Edito
Éditorial : Protéger l’intimité de son enfant : une responsabilité de parents. Article de Geneviève Miras.
Protéger l’intimité de son enfant : une responsabilité de parent
Nos enfants sont nos enfants et nous sommes leurs parents, cela ne fait aucun doute, mais ils ne nous appartiennent pas. Être parent au quotidien, c’est aussi respecter et faire respecter l’histoire, l’identité, l’intimité, voire l’intégrité de son enfant.
Nous avons tous, parents adoptifs, affaire ou eu affaire au regard posé sur nos enfants, sur notre famille, sur l’essence même de nos liens. Ce regard, insistant parfois, indélicat régulièrement, intrusif souvent, pourrait nous laisser penser que nous en sommes uniquement les « victimes », que nous ne faisons que le subir.
Nos enfants deviendraient-ils en même temps qu’adoptés des enfants publics ? Enfants réputés de personne, donc de tous, enfants que chacun pourrait imaginer s’approprier ? Des enfants dont l’adoption pourrait laisser supposer, parce que l’absence de lien biologique est souvent visible, que leur histoire et leur parcours ne relèvent plus de la sphère intime. Que faisons-nous, parents, pour protéger leur intimité, pour défendre le respect – que nous leur devons – de leur histoire personnelle ?
Prenons garde à ne pas surexposer nos enfants
es « autres » qui nous agacent tant, dont nous vilipendons souvent la curiosité, le manque de correction, de pudeur, quelle place leur faisons-nous ? Quelles réponses leur donnons-nous ? Si entre humour (position souvent salvatrice), pédagogie pour « les jours avec » et colère pour « les jours sans », il nous faut souvent jongler, c’est encore plus vrai pour nos enfants. Si nous, parents, avons fait nos choix d’adultes responsables, si nous nous y sommes un tant soit peu préparés, nos enfants, eux, subissent plus, et plus souvent que nous, ces regards curieux, inquisiteurs, sans toujours savoir ou pouvoir s’en préserver.

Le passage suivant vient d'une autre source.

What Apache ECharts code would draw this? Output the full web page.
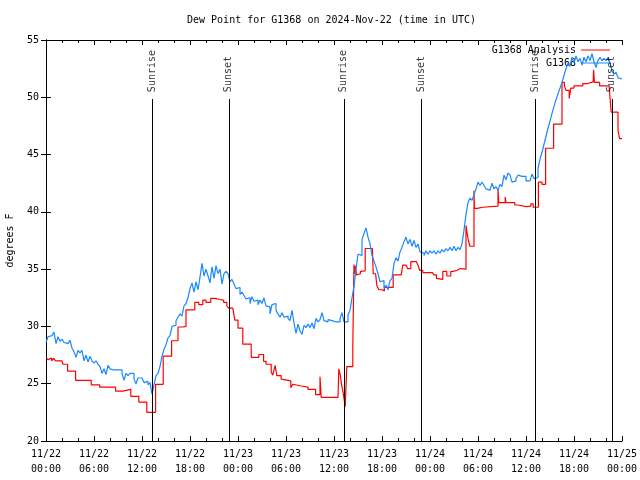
<!DOCTYPE html>
<html>
<head>
<meta charset="utf-8">
<script src="https://cdn.jsdelivr.net/npm/echarts@6/dist/echarts.min.js"></script>
<style>
html,body{margin:0;padding:0;background:#fff;}
#chart{width:640px;height:480px;}
</style>
</head>
<body>
<div id="chart"></div>
<script>
// ---- data ----
const titleText = 'Dew Point for G1368 on 2024-Nov-22 (time in UTC)';
const xTickLabels = ['11/22\n00:00','11/22\n06:00','11/22\n12:00','11/22\n18:00','11/23\n00:00','11/23\n06:00','11/23\n12:00','11/23\n18:00','11/24\n00:00','11/24\n06:00','11/24\n12:00','11/24\n18:00','11/25\n00:00'];
const sunriseHours = [13.27, 37.23, 61.2];
const sunsetHours = [22.85, 46.9, 70.73];
// observed G1368, one reading per quarter hour starting 11/22 00:00
const obsStartHour = 0;
const obsStepHours = 0.25;
const obsValues = [
28.6,29.1,29.2,29.1,29.5,28.5,29.1,28.7,28.9,28.6,
28.5,28.4,28.8,28.1,27.8,27.3,27.9,27.7,27.9,27.0,
27.5,26.9,27.4,27.0,26.8,27.0,26.7,26.5,25.9,26.3,
25.8,26.6,26.3,26.2,26.2,26.2,26.1,26.2,25.9,25.3,
25.9,25.7,25.9,25.9,25.4,25.0,25.5,25.5,25.5,25.1,
25.2,24.9,25.1,24.1,24.9,25.7,25.9,26.5,27.4,28.0,
28.4,29.0,29.2,30.0,30.1,30.5,30.8,31.1,30.9,31.8,
32.0,32.5,33.3,33.8,33.0,33.9,33.2,34.3,35.5,34.4,
35.0,34.4,33.8,35.2,34.2,35.3,34.6,35.0,33.7,34.6,
34.8,34.6,33.9,34.1,33.7,33.3,33.4,32.8,33.0,32.7,
32.4,32.5,32.0,32.6,32.2,32.3,31.9,32.3,32.0,32.5,
31.8,31.7,31.1,31.9,32.0,31.4,31.1,30.8,31.2,30.8,
30.9,30.7,30.5,31.4,30.3,29.4,30.2,29.6,29.3,30.1,
29.9,30.2,29.9,30.3,29.8,30.7,30.4,30.6,31.2,30.5,
30.4,30.6,30.5,30.4,30.4,30.4,30.4,30.7,31.2,30.4,
30.4,31.0,31.4,32.5,33.5,35.0,36.3,36.2,37.6,38.1,
38.6,37.8,37.2,36.2,35.7,35.2,34.6,33.9,34.0,33.3,
33.6,33.2,34.0,34.2,35.5,36.0,35.7,36.5,36.9,37.4,
37.8,37.2,37.6,37.0,37.5,36.9,37.2,36.5,36.4,36.2,
36.6,36.3,36.6,36.4,36.6,36.3,36.6,36.4,36.7,36.5,
36.8,36.6,36.9,36.6,37.0,36.6,36.9,36.7,37.2,38.4,
39.8,40.8,41.2,41.0,41.5,42.0,42.6,42.3,42.6,42.3,
42.0,41.9,42.0,42.5,42.0,42.2,41.9,42.4,42.2,43.2,
42.8,43.4,43.2,42.6,42.7,42.9,43.2,43.1,43.2,43.1,
42.7,42.7,42.6,43.3,42.9,43.0,43.8,44.6,45.2,45.9,
46.6,47.3,47.9,48.6,49.2,49.8,50.3,50.8,51.3,51.9,
52.5,53.0,52.7,53.5,53.0,53.6,53.1,53.4,52.8,53.5,
53.1,53.6,53.2,53.8,53.1,52.6,53.2,53.5,53.2,53.4,
53.2,53.5,53.0,52.3,52.0,52.2,51.7,51.6,51.6
];
// analysis steps: hour since 11/22 00:00 UTC
const anaHours = [0,0.25,0.45,0.7,0.95,1.2,1.5,1.7,2.0,2.1,2.7,3.7,5.65,6.7,8.7,9.6,10.6,11.6,12.6,13.7,14.65,15.7,16.5,17.1,17.5,18.6,19.1,19.6,20.0,20.6,21.2,21.7,22.2,22.6,22.85,23.35,23.6,24.0,24.6,25.65,26.6,27.2,27.5,28.15,28.35,28.5,28.65,28.85,29.4,29.6,30.6,30.85,31.1,31.9,32.75,33.7,34.25,34.4,36.5,36.6,36.8,36.95,37.15,37.4,37.6,38.35,38.5,38.6,38.7,38.8,39.0,39.3,39.5,39.9,40.8,40.9,41.2,41.35,41.6,42.0,42.3,43.0,43.4,44.4,44.6,45.0,45.2,45.6,46.3,46.5,46.7,47.1,48.3,48.5,48.8,49.0,49.6,50.1,50.6,50.9,51.4,51.8,52.0,52.5,52.65,52.8,53.0,53.5,53.55,53.9,54.6,56.5,56.6,57.4,57.5,58.6,59.0,60.0,60.6,60.9,61.55,62.0,62.45,63.45,64.5,64.8,65.0,65.4,65.6,66.0,67.1,67.7,68.4,68.45,68.55,69.2,70.4,70.65,71.5,71.7,72];
const anaValues = [27.3,27.1,27.25,27.0,27.2,27.0,27.1,27.0,27.1,26.7,26.1,25.3,24.9,24.7,24.35,24.5,23.9,23.4,22.5,24.95,27.4,28.75,29.95,30.0,31.45,32.1,31.9,32.3,32.1,32.45,32.35,32.3,32.1,31.8,31.6,31.65,30.55,29.85,28.45,27.3,27.55,26.95,26.7,26.0,25.75,26.2,26.6,25.7,25.4,25.25,24.65,24.95,24.8,24.7,24.5,24.05,25.6,23.8,23.8,26.3,25.7,24.9,24.2,23.0,26.5,28.3,35.4,34.6,35.3,34.5,34.6,34.8,34.85,36.8,36.75,34.6,34.5,33.6,33.2,33.1,33.4,33.4,34.5,34.5,35.35,35.4,35.05,35.65,35.6,35.35,34.9,34.7,34.6,34.5,34.2,34.1,34.8,34.4,34.8,34.9,35.05,35.1,35.0,38.8,38.1,37.5,37.0,41.85,40.3,40.4,40.5,42.0,40.8,41.3,40.8,40.6,40.45,40.5,40.7,40.4,42.6,42.4,45.55,47.65,51.3,51.0,50.6,49.9,50.8,51.0,51.2,51.35,51.3,52.4,51.3,51.0,50.8,48.7,47.1,46.4,46.4];

// ---- build ----
const obsData = obsValues.map((v, i) => [obsStartHour + i * obsStepHours, v]);
const anaData = anaHours.map((h, i) => [h, anaValues[i]]);
const FONT = 'DejaVu Sans Mono';
const LINE_TOP = 49.85;   // top end of sunrise/sunset marker lines
const LABEL_BASE = 50.45; // where the rotated labels start

const markData = sunriseHours.concat(sunsetHours).map(h => [{coord: [h, 20]}, {coord: [h, LINE_TOP]}]);
const labelData = sunriseHours.map(h => ({value: [h, LABEL_BASE], name: 'Sunrise'}))
  .concat(sunsetHours.map(h => ({value: [h, LABEL_BASE], name: 'Sunset'})));

const chart = echarts.init(document.getElementById('chart'), null, {renderer: 'canvas'});
const axisCommon = {
  min: 0, max: 72, interval: 6,
  axisLine: {show: true, lineStyle: {color: '#000', width: 1}},
  axisTick: {show: true, inside: true, length: 5, lineStyle: {color: '#000'}},
  minorTick: {show: true, splitNumber: 3, length: 3, lineStyle: {color: '#000'}},
  splitLine: {show: false}
};
const yCommon = {
  type: 'value', min: 20, max: 55, interval: 5,
  axisLine: {show: true, lineStyle: {color: '#000', width: 1}},
  axisTick: {show: true, inside: true, length: 5, lineStyle: {color: '#000'}},
  splitLine: {show: false}
};
chart.setOption({
  animation: false,
  backgroundColor: '#fff',
  title: {
    text: titleText, left: 182, top: 10,
    textStyle: {fontFamily: FONT, fontSize: 10, fontWeight: 'normal', color: '#000'}
  },
  legend: [
    {data: ['G1368 Analysis'], right: 25, top: 40, icon: 'rect', itemWidth: 29, itemHeight: 1,
     align: 'right', selectedMode: false,
     textStyle: {fontFamily: FONT, fontSize: 10, color: '#000'}},
    {data: ['G1368'], right: 25, top: 53, icon: 'rect', itemWidth: 29, itemHeight: 1,
     align: 'right', selectedMode: false,
     textStyle: {fontFamily: FONT, fontSize: 10, color: '#000'}}
  ],
  grid: {left: 46, right: 18, top: 40, bottom: 39, containLabel: false, outerBoundsMode: 'none'},
  xAxis: [
    Object.assign({type: 'value', position: 'bottom',
      axisLabel: {show: true, color: '#000', fontFamily: FONT, fontSize: 10, lineHeight: 15, margin: 6,
        showMinLabel: true, showMaxLabel: true,
        formatter: v => xTickLabels[Math.round(v / 6)]}}, axisCommon),
    Object.assign({type: 'value', position: 'top', axisLabel: {show: false}}, axisCommon)
  ],
  yAxis: [
    Object.assign({position: 'left', name: 'degrees F', nameLocation: 'middle', nameGap: 31,
      nameTextStyle: {fontFamily: FONT, fontSize: 10, color: '#000'},
      axisLabel: {color: '#000', fontFamily: FONT, fontSize: 10, margin: 7}}, yCommon),
    Object.assign({position: 'right', axisLabel: {show: false}}, yCommon)
  ],
  series: [
    {
      name: 'G1368 Analysis', type: 'line', step: 'end', data: anaData,
      symbol: 'none', color: '#ff0000', lineStyle: {width: 1.2, color: '#ff0000'},
      z: 3,
      markLine: {
        silent: true, symbol: ['none', 'none'], animation: false,
        lineStyle: {color: '#000', width: 1, type: 'solid'},
        label: {show: false}, emphasis: {disabled: true},
        data: markData
      }
    },
    {
      name: 'G1368', type: 'line', step: 'end', data: obsData,
      symbol: 'none', color: '#1a88ff', lineStyle: {width: 1.2, color: '#1a88ff'}, z: 4
    },
    {
      name: 'sunlabels', type: 'scatter', data: labelData, symbolSize: 1,
      itemStyle: {color: 'rgba(0,0,0,0)'}, silent: true, z: 5,
      label: {show: true, formatter: p => p.name, position: 'inside', rotate: 90,
        align: 'left', verticalAlign: 'middle', color: '#000', fontFamily: FONT, fontSize: 10}
    }
  ]
});
</script>
</body>
</html>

Il nous incombe, comme à tout parent, de les préparer, de leur donner un certain nombre de clés pour savoir se protéger, de leur permettre de grandir en toute quiétude ; mais plus encore, nous devons les respecter en évitant de dévoiler leur histoire à l’extérieur, parce qu’il en va de leur libre arbitre, de leur confiance en nous et en l’avenir, et de notre responsabilité de parents.
Soyons transparents avec nos enfants, témoignons de l’adoption et de ses réalités, de sa place dans la société, revendiquons la légitimité de nos liens, mais prenons garde à ne pas (sur)exposer nos enfants en donnant à nos amis, à nos proches, de façon plus large à des inconnus en questionnement (pas toujours malveillants mais simplement curieux ou intéressés) ou via des blogs, très en vogue actuellement, des éléments intimes et personnels qui n’appartiennent qu’à nos enfants.
Nombreux sont les adoptés, adultes, qui nous rappellent que cette histoire, la leur, si nous devons leur en livrer tous les éléments dont nous disposons, n’a pas à être diffusée en dehors du cercle familial et qu’eux seuls décideront quand, comment, et à qui en parler.
Osons la pudeur. Sachons rester discrets face aux autres, pas dans le but de cultiver un hypothétique secret sur les origines et l’adoption de nos enfants, mais pour les préserver de la tentation, largement répandue, de les considérer comme des enfants publics.